4 July 2026
Ukrainian drones struck oil infrastructure in St. Petersburg and the Baltic port of Vysotsk overnight on July 3–4 in one of Kyiv’s largest long-range attacks against Russia’s second city. Ukrainian President Volodymyr Zelensky said Ukrainian forces also struck the naval base at Kronstadt, a claim Russia has not confirmed.
Targeted oil terminal infrastructure near St. Petersburg. Source: Odisha Bytes
St. Petersburg Governor Alexander Beglov described the attack as “large-scale” and said drones struck the St. Petersburg Oil Terminal (PNT) in the city’s Kirovsky district. He reported no casualties and said emergency services had completed their response. The terminal is the largest petroleum transshipment facility in Russia’s Baltic region, with a reported annual handling capacity of 12.5 million tonnes, according to the company’s public filings.
Leningrad region Governor Alexander Drozdenko said drones also struck the area around the port of Vysotsk, approximately 170 kilometres northwest of St. Petersburg on the Gulf of Finland. He said Russian air defences intercepted 72 drones over the region and reported only minor damage in nearby settlements but did not provide a damage assessment for the port itself.

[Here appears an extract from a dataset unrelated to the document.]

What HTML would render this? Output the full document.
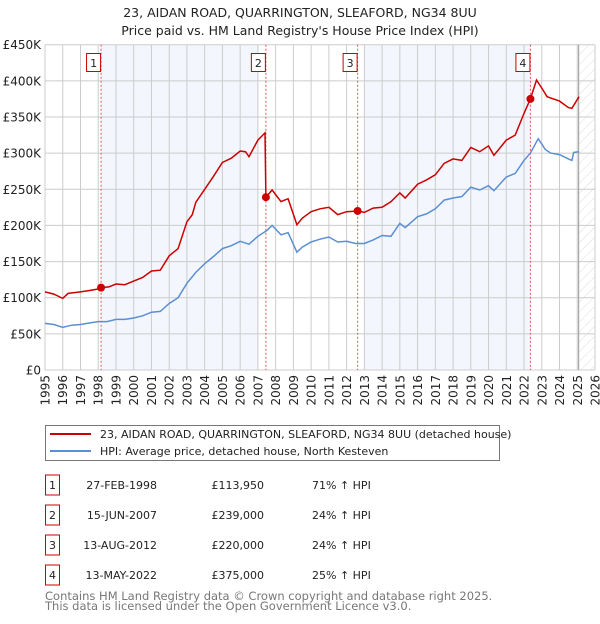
<!DOCTYPE html>
<html><head><meta charset="utf-8"><style>
body{margin:0;background:#fff;font-family:"DejaVu Sans","Liberation Sans",sans-serif;}
svg text{font-family:"DejaVu Sans","Liberation Sans",sans-serif;}
</style></head><body>
<svg id="chart" width="600" height="620" xmlns="http://www.w3.org/2000/svg">
<text x="300" y="17" font-size="12.5" text-anchor="middle" fill="#222">23, AIDAN ROAD, QUARRINGTON, SLEAFORD, NG34 8UU</text>
<text x="300" y="35" font-size="12.5" text-anchor="middle" fill="#222">Price paid vs. HM Land Registry's House Price Index (HPI)</text>
<g id="plot"></g>
<g>
<rect x="45.5" y="425.5" width="454" height="35" fill="#fff" stroke="#777"/>
<line x1="50" y1="434" x2="91" y2="434" stroke="#cc0000" stroke-width="2"/>
<text x="100" y="438" font-size="11" fill="#222">23, AIDAN ROAD, QUARRINGTON, SLEAFORD, NG34 8UU (detached house)</text>
<line x1="50" y1="451" x2="91" y2="451" stroke="#5b8fd4" stroke-width="2"/>
<text x="100" y="455" font-size="11" fill="#222">HPI: Average price, detached house, North Kesteven</text>
</g>
<g id="table"></g>
<text x="45" y="600" font-size="11.5" fill="#777">Contains HM Land Registry data © Crown copyright and database right 2025.</text>
<text x="45" y="610" font-size="11.5" fill="#777">This data is licensed under the Open Government Licence v3.0.</text>
</svg>
<script>
const hpiYears=[1995,1995.5,1996,1996.5,1997,1997.5,1998,1998.5,1999,1999.5,2000,2000.5,2001,2001.5,2002,2002.5,2003,2003.5,2004,2004.5,2005,2005.5,2006,2006.5,2007,2007.5,2007.8,2008.3,2008.7,2009.2,2009.5,2010,2010.5,2011,2011.5,2012,2012.5,2013,2013.5,2014,2014.5,2015,2015.3,2016,2016.5,2017,2017.5,2018,2018.5,2019,2019.5,2020,2020.3,2021,2021.5,2022,2022.36,2022.8,2023.2,2023.5,2024,2024.5,2024.7,2024.8,2025.1];
const hpiValues=[64.5,63,59,62,63,65,67,67,70,70,72,75,80,81,92,100,120,135,147,157,168,172,178,174,185,193,200,187,190,163,170,177,181,184,177,178,175,175,180,186,185,203,197,212,216,223,235,238,240,253,249,255,248,267,272,290,300,320,305,300,298,292,290,301,302];
const redYears=[1995,1995.5,1996,1996.3,1997,1997.5,1998,1998.16,1998.6,1999,1999.5,2000,2000.5,2001,2001.5,2002,2002.5,2003,2003.3,2003.5,2004,2004.5,2005,2005.5,2006,2006.3,2006.5,2007,2007.4,2007.45,2007.8,2008.3,2008.7,2009.2,2009.5,2010,2010.5,2011,2011.5,2012,2012.62,2013,2013.5,2014,2014.5,2015,2015.3,2016,2016.5,2017,2017.5,2018,2018.5,2019,2019.5,2020,2020.3,2021,2021.5,2022,2022.36,2022.7,2023,2023.3,2024,2024.5,2024.7,2025.1];
const redValues=[108,105,99,106,108,110,112,114,115,119,118,123,128,137,138,158,168,205,215,232,250,268,287,293,303,302,295,318,328,239,249,233,237,201,210,219,223,225,215,219,220,218,224,225,233,245,238,257,263,270,286,292,290,308,302,310,297,318,325,355,375,401,390,378,372,363,362,378];
const saleYears=[1998.16,2007.45,2012.62,2022.36];
const saleValues=[113.95,239,220,375];
const saleLabels=["1","2","3","4"];
const saleDates=["27-FEB-1998","15-JUN-2007","13-AUG-2012","13-MAY-2022"];
const salePrices=["£113,950","£239,000","£220,000","£375,000"];
const salePct=["71% ↑ HPI","24% ↑ HPI","24% ↑ HPI","25% ↑ HPI"];
const yTicks=[0,50,100,150,200,250,300,350,400,450];
const yTickLabels=["£0","£50K","£100K","£150K","£200K","£250K","£300K","£350K","£400K","£450K"];
const xTicks=[1995,1996,1997,1998,1999,2000,2001,2002,2003,2004,2005,2006,2007,2008,2009,2010,2011,2012,2013,2014,2015,2016,2017,2018,2019,2020,2021,2022,2023,2024,2025,2026];
const shadeBands=[[1998.16,2007.0],[2013.0,2022.36]];
const dataEnd=2025.08;

const L=45,R=595,T=44.7,B=370;
const xs=y=>L+(y-1995)/(2026-1995)*(R-L);
const ys=v=>B-v/450*(B-T);
const NS="http://www.w3.org/2000/svg";
const plot=document.getElementById('plot');
function mk(tag,attrs,parent,text){const e=document.createElementNS(NS,tag);for(const k in attrs)e.setAttribute(k,attrs[k]);if(text!==undefined)e.textContent=text;(parent||plot).appendChild(e);return e;}

for(const b of shadeBands){const r=mk('rect',{x:xs(b[0]),y:T,width:xs(b[1])-xs(b[0]),height:B-T,fill:'#f3f6fd'});

}
const defs=mk('defs',{});
const pat=mk('pattern',{id:'hatch',patternUnits:'userSpaceOnUse',width:7,height:7,patternTransform:'rotate(45)'},defs);
mk('line',{x1:0,y1:0,x2:0,y2:7,stroke:'#d4d4d4','stroke-width':0.8},pat);
const hr=mk('rect',{x:xs(dataEnd),y:T,width:R-xs(dataEnd),height:B-T,fill:'url(#hatch)'});



xTicks.forEach(t=>{const l=mk('line',{x1:xs(t),y1:T,x2:xs(t),y2:B,stroke:'#ccc','stroke-width':1});


const x=xs(t);const tx=mk('text',{x:0,y:0,'font-size':12,fill:'#222','text-anchor':'end',transform:`translate(${x+4.5},${B+5}) rotate(-90)`},plot,String(t));

});
yTicks.forEach((t,i)=>{const l=mk('line',{x1:L,y1:ys(t),x2:R,y2:ys(t),stroke:'#ccc','stroke-width':1});


const tx=mk('text',{x:L-4,y:ys(t)+4.5,'font-size':12,fill:'#222','text-anchor':'end'},plot,yTickLabels[i]);

});
const dl=mk('line',{x1:xs(dataEnd),y1:T,x2:xs(dataEnd),y2:B,stroke:'#999','stroke-width':1});



saleYears.forEach((y,i)=>{const l=mk('line',{x1:xs(y),y1:T,x2:xs(y),y2:B,stroke:'#e05555','stroke-width':1,'stroke-dasharray':'2,2'});


const r=mk('rect',{x:xs(y)-14.5,y:53.5,width:14,height:18,fill:'#fff',stroke:'#cc0000'});


const t=mk('text',{x:xs(y)-7.5,y:67,'font-size':11,'text-anchor':'middle',fill:'#222'},plot,saleLabels[i]);

});

const path=(xa,va)=>xa.map((y,i)=>(i?'L':'M')+xs(y).toFixed(1)+','+ys(va[i]).toFixed(1)).join('');
const hp=mk('path',{d:path(hpiYears,hpiValues),fill:'none',stroke:'#5b8fd4','stroke-width':1.5});


const rp=mk('path',{d:path(redYears,redValues),fill:'none',stroke:'#cc0000','stroke-width':1.5});


saleYears.forEach((y,i)=>{const c=mk('circle',{cx:xs(y),cy:ys(saleValues[i]),r:4,fill:'#cc0000'});

});

const tbl=document.getElementById('table');
saleLabels.forEach((s,i)=>{const cy=485+i*30;
const r=mk('rect',{x:45.5,y:cy-10,width:14,height:20,fill:'#fff',stroke:'#cc0000'},tbl);


const a=mk('text',{x:52.5,y:cy+4,'font-size':11,'text-anchor':'middle',fill:'#222'},tbl,s);


const d=mk('text',{x:157,y:cy+4,'font-size':11,'text-anchor':'end',fill:'#222'},tbl,saleDates[i]);


const p=mk('text',{x:264,y:cy+4,'font-size':11,'text-anchor':'end',fill:'#222'},tbl,salePrices[i]);


const q=mk('text',{x:312,y:cy+4,'font-size':11,fill:'#222'},tbl,salePct[i]);

});
</script>
</body></html>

Vysotsk is a strategic Baltic export hub handling oil, grain, coal and liquefied natural gas. The port hosts two major operators—Port Vysotsky LLC and LUKOIL-owned RPK-Vysotsk-LUKOIL-II—but Russian authorities have not identified which facility, if either, sustained damage.
Recent assessments by Western defence analysts suggest repeated waves of low-cost Ukrainian long-range drones are designed not simply to test Russian interception rates, but to saturate localized air-defence and electronic-warfare networks protecting high-value military and export infrastructure. Whether the reported interception of 72 drones reflects defensive effectiveness or growing strain on those networks cannot yet be independently assessed.
In his nightly address posted on Telegram, Zelensky said Ukraine’s defence forces had struck “port oil infrastructure that generates revenue for Russia’s war” and also targeted Kronstadt, describing it as “an important military target more than 850 kilometres from Ukraine’s state border.” Russia has not confirmed the reported strike on Kronstadt, and no independent verification was available at the time of publication.
The reported attack follows Ukraine’s expanding campaign against Russian refineries, fuel depots and export terminals, which Kyiv says are legitimate military-economic targets supporting Moscow’s war effort. Reuters reported long queues at petrol stations in Gatchina, south of St. Petersburg, on Friday, with some filling stations running out of fuel, underscoring continuing pressure on regional fuel distribution.
By simultaneously threatening military assets at Kronstadt and export infrastructure around St. Petersburg, Ukraine appears to be forcing Russian commanders to decide whether limited air-defence resources should prioritize naval facilities, strategic energy infrastructure or front-line operations. Neither Moscow nor Kyiv has publicly described how that balance is being managed, and the operational impact of the latest strikes remains unclear.